• [Direction]: Write out each line word for word. Drop pictures.

• [Data shown]:
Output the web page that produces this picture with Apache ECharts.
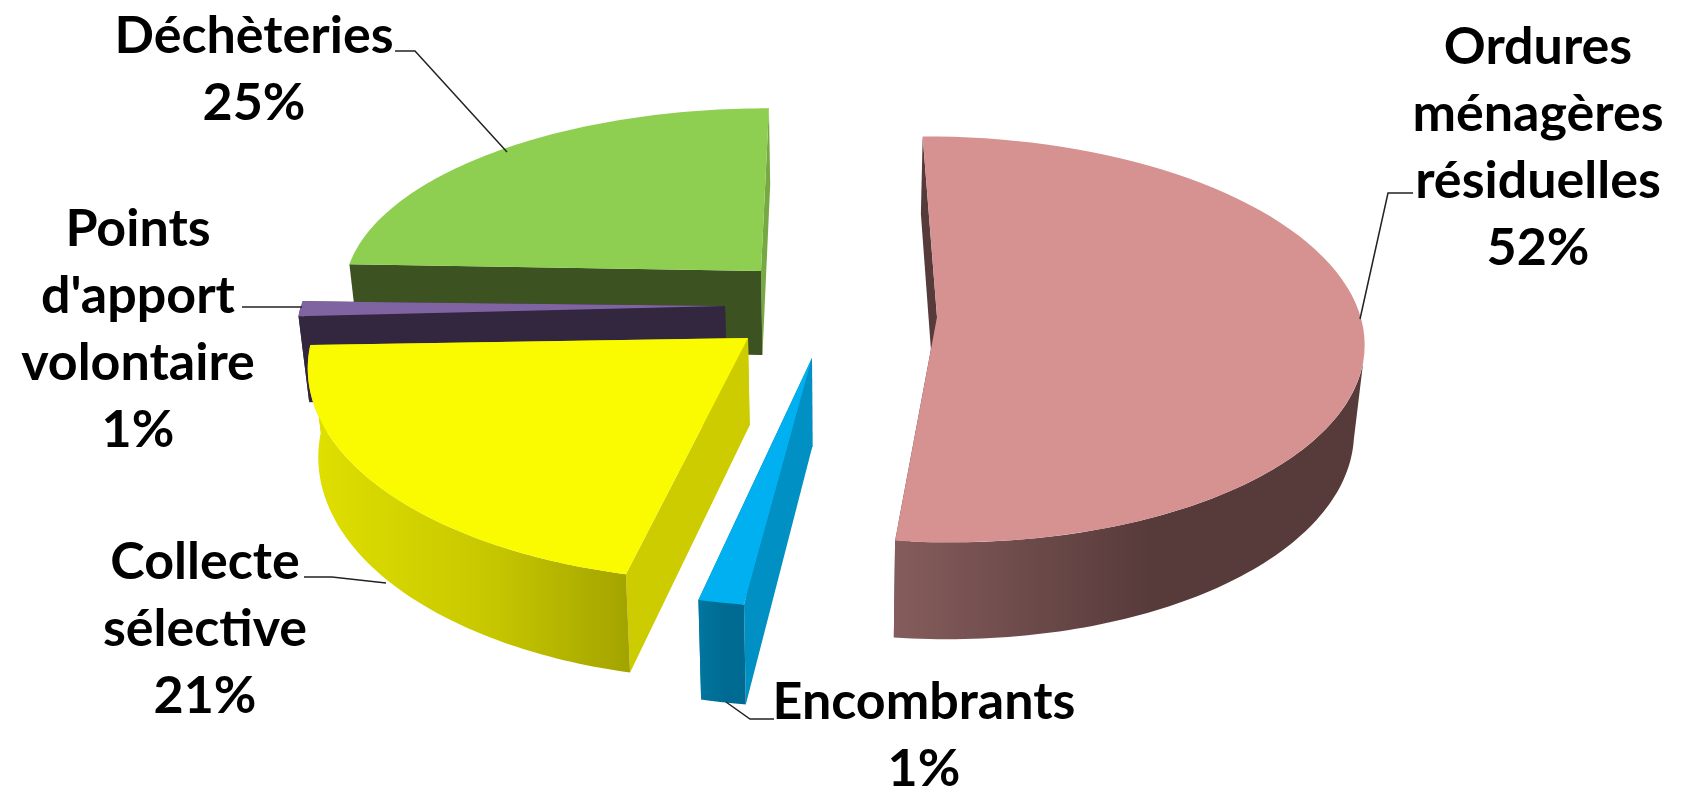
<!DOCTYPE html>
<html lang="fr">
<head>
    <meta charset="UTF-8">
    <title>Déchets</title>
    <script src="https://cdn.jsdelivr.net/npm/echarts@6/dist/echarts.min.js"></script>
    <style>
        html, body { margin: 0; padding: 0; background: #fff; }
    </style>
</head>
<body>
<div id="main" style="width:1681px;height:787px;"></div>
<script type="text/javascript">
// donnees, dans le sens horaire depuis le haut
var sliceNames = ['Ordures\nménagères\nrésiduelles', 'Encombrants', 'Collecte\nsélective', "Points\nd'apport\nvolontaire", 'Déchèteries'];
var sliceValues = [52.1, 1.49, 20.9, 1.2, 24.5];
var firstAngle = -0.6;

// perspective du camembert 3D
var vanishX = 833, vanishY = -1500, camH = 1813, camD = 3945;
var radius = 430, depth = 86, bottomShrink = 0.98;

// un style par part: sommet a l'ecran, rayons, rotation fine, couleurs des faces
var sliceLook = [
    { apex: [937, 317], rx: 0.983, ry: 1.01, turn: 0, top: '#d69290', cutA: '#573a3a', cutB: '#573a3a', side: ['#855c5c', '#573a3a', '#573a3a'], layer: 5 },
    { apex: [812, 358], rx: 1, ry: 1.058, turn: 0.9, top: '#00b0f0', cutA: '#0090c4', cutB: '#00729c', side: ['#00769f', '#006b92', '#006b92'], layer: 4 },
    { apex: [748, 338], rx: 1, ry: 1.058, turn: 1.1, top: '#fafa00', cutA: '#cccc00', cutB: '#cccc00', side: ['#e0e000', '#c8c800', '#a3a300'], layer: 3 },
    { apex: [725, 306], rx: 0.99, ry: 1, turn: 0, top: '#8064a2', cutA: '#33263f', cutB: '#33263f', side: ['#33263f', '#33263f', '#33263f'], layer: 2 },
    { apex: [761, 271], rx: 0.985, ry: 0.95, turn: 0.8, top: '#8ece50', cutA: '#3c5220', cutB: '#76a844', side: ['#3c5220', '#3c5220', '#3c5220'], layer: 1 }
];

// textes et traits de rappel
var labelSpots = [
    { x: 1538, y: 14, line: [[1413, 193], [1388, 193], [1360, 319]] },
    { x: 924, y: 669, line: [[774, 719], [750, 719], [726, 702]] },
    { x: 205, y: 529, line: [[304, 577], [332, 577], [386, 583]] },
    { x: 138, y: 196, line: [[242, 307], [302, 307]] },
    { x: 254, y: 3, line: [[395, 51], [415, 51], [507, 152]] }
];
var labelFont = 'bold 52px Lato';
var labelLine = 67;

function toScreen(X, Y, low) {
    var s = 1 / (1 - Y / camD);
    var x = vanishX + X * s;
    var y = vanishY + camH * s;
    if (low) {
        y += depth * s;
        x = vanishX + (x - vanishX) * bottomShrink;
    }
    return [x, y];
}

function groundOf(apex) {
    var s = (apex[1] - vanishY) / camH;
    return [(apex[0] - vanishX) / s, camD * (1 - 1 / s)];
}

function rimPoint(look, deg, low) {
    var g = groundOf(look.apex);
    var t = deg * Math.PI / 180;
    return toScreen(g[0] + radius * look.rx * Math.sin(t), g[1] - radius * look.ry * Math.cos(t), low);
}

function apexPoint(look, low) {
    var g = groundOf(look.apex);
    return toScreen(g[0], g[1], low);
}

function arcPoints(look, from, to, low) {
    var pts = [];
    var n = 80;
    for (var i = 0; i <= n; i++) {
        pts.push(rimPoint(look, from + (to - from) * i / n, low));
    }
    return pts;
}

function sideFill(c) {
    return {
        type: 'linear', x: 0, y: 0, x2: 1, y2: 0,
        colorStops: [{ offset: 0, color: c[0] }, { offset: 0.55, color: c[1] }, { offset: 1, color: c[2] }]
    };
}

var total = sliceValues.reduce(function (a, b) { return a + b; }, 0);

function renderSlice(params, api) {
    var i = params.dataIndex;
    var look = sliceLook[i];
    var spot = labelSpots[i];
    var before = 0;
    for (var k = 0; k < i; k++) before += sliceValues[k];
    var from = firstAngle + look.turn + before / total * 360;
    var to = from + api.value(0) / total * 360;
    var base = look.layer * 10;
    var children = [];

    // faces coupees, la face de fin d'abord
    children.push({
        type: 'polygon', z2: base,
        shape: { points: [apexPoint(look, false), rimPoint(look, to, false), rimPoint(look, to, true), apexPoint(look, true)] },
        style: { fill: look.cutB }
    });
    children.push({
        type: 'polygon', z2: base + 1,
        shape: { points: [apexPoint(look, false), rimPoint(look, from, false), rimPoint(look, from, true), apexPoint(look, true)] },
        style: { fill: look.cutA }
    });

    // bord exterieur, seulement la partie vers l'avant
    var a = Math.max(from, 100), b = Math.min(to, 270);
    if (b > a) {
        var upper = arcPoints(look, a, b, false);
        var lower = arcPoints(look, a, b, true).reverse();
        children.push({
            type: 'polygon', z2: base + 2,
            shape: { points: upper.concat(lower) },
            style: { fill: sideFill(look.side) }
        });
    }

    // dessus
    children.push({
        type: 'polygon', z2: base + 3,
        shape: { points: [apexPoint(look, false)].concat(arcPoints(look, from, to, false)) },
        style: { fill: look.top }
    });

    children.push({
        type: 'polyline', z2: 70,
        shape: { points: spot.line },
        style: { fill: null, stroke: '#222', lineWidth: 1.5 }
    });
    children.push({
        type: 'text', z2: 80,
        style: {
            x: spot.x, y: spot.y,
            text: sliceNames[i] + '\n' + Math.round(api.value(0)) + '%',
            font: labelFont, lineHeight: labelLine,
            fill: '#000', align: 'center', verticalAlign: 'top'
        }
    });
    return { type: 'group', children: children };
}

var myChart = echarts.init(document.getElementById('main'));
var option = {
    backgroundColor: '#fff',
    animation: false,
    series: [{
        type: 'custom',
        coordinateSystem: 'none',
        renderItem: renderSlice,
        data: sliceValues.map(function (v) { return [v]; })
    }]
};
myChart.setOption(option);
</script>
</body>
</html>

• [Exercise solution]:
Output the web page that produces this picture with Apache ECharts.
<!DOCTYPE html>
<html lang="fr">
<head>
    <meta charset="UTF-8">
    <title>Déchets</title>
    <script src="https://cdn.jsdelivr.net/npm/echarts@6/dist/echarts.min.js"></script>
    <style>
        html, body { margin: 0; padding: 0; background: #fff; }
    </style>
</head>
<body>
<div id="main" style="width:1681px;height:787px;"></div>
<script type="text/javascript">
// donnees, dans le sens horaire depuis le haut
var sliceNames = ['Ordures\nménagères\nrésiduelles', 'Encombrants', 'Collecte\nsélective', "Points\nd'apport\nvolontaire", 'Déchèteries'];
var sliceValues = [52.1, 1.49, 20.9, 1.2, 24.5];
var firstAngle = -0.6;

// perspective du camembert 3D
var vanishX = 833, vanishY = -1500, camH = 1813, camD = 3945;
var radius = 430, depth = 86, bottomShrink = 0.98;

// un style par part: sommet a l'ecran, rayons, rotation fine, couleurs des faces
var sliceLook = [
    { apex: [937, 317], rx: 0.983, ry: 1.01, turn: 0, top: '#d69290', cutA: '#573a3a', cutB: '#573a3a', side: ['#855c5c', '#573a3a', '#573a3a'], layer: 5 },
    { apex: [812, 358], rx: 1, ry: 1.058, turn: 0.9, top: '#00b0f0', cutA: '#0090c4', cutB: '#00729c', side: ['#00769f', '#006b92', '#006b92'], layer: 4 },
    { apex: [748, 338], rx: 1, ry: 1.058, turn: 1.1, top: '#fafa00', cutA: '#cccc00', cutB: '#cccc00', side: ['#e0e000', '#c8c800', '#a3a300'], layer: 3 },
    { apex: [725, 306], rx: 0.99, ry: 1, turn: 0, top: '#8064a2', cutA: '#33263f', cutB: '#33263f', side: ['#33263f', '#33263f', '#33263f'], layer: 2 },
    { apex: [761, 271], rx: 0.985, ry: 0.95, turn: 0.8, top: '#8ece50', cutA: '#3c5220', cutB: '#76a844', side: ['#3c5220', '#3c5220', '#3c5220'], layer: 1 }
];

// textes et traits de rappel
var labelSpots = [
    { x: 1538, y: 14, line: [[1413, 193], [1388, 193], [1360, 319]] },
    { x: 924, y: 669, line: [[774, 719], [750, 719], [726, 702]] },
    { x: 205, y: 529, line: [[304, 577], [332, 577], [386, 583]] },
    { x: 138, y: 196, line: [[242, 307], [302, 307]] },
    { x: 254, y: 3, line: [[395, 51], [415, 51], [507, 152]] }
];
var labelFont = 'bold 52px Lato';
var labelLine = 67;

function toScreen(X, Y, low) {
    var s = 1 / (1 - Y / camD);
    var x = vanishX + X * s;
    var y = vanishY + camH * s;
    if (low) {
        y += depth * s;
        x = vanishX + (x - vanishX) * bottomShrink;
    }
    return [x, y];
}

function groundOf(apex) {
    var s = (apex[1] - vanishY) / camH;
    return [(apex[0] - vanishX) / s, camD * (1 - 1 / s)];
}

function rimPoint(look, deg, low) {
    var g = groundOf(look.apex);
    var t = deg * Math.PI / 180;
    return toScreen(g[0] + radius * look.rx * Math.sin(t), g[1] - radius * look.ry * Math.cos(t), low);
}

function apexPoint(look, low) {
    var g = groundOf(look.apex);
    return toScreen(g[0], g[1], low);
}

function arcPoints(look, from, to, low) {
    var pts = [];
    var n = 80;
    for (var i = 0; i <= n; i++) {
        pts.push(rimPoint(look, from + (to - from) * i / n, low));
    }
    return pts;
}

function sideFill(c) {
    return {
        type: 'linear', x: 0, y: 0, x2: 1, y2: 0,
        colorStops: [{ offset: 0, color: c[0] }, { offset: 0.55, color: c[1] }, { offset: 1, color: c[2] }]
    };
}

var total = sliceValues.reduce(function (a, b) { return a + b; }, 0);

function renderSlice(params, api) {
    var i = params.dataIndex;
    var look = sliceLook[i];
    var spot = labelSpots[i];
    var before = 0;
    for (var k = 0; k < i; k++) before += sliceValues[k];
    var from = firstAngle + look.turn + before / total * 360;
    var to = from + api.value(0) / total * 360;
    var base = look.layer * 10;
    var children = [];

    // faces coupees, la face de fin d'abord
    children.push({
        type: 'polygon', z2: base,
        shape: { points: [apexPoint(look, false), rimPoint(look, to, false), rimPoint(look, to, true), apexPoint(look, true)] },
        style: { fill: look.cutB }
    });
    children.push({
        type: 'polygon', z2: base + 1,
        shape: { points: [apexPoint(look, false), rimPoint(look, from, false), rimPoint(look, from, true), apexPoint(look, true)] },
        style: { fill: look.cutA }
    });

    // bord exterieur, seulement la partie vers l'avant
    var a = Math.max(from, 100), b = Math.min(to, 270);
    if (b > a) {
        var upper = arcPoints(look, a, b, false);
        var lower = arcPoints(look, a, b, true).reverse();
        children.push({
            type: 'polygon', z2: base + 2,
            shape: { points: upper.concat(lower) },
            style: { fill: sideFill(look.side) }
        });
    }

    // dessus
    children.push({
        type: 'polygon', z2: base + 3,
        shape: { points: [apexPoint(look, false)].concat(arcPoints(look, from, to, false)) },
        style: { fill: look.top }
    });

    children.push({
        type: 'polyline', z2: 70,
        shape: { points: spot.line },
        style: { fill: null, stroke: '#222', lineWidth: 1.5 }
    });
    children.push({
        type: 'text', z2: 80,
        style: {
            x: spot.x, y: spot.y,
            text: sliceNames[i] + '\n' + Math.round(api.value(0)) + '%',
            font: labelFont, lineHeight: labelLine,
            fill: '#000', align: 'center', verticalAlign: 'top'
        }
    });
    return { type: 'group', children: children };
}

var myChart = echarts.init(document.getElementById('main'));
var option = {
    backgroundColor: '#fff',
    animation: false,
    series: [{
        type: 'custom',
        coordinateSystem: 'none',
        renderItem: renderSlice,
        data: sliceValues.map(function (v) { return [v]; })
    }]
};
myChart.setOption(option);
</script>
</body>
</html>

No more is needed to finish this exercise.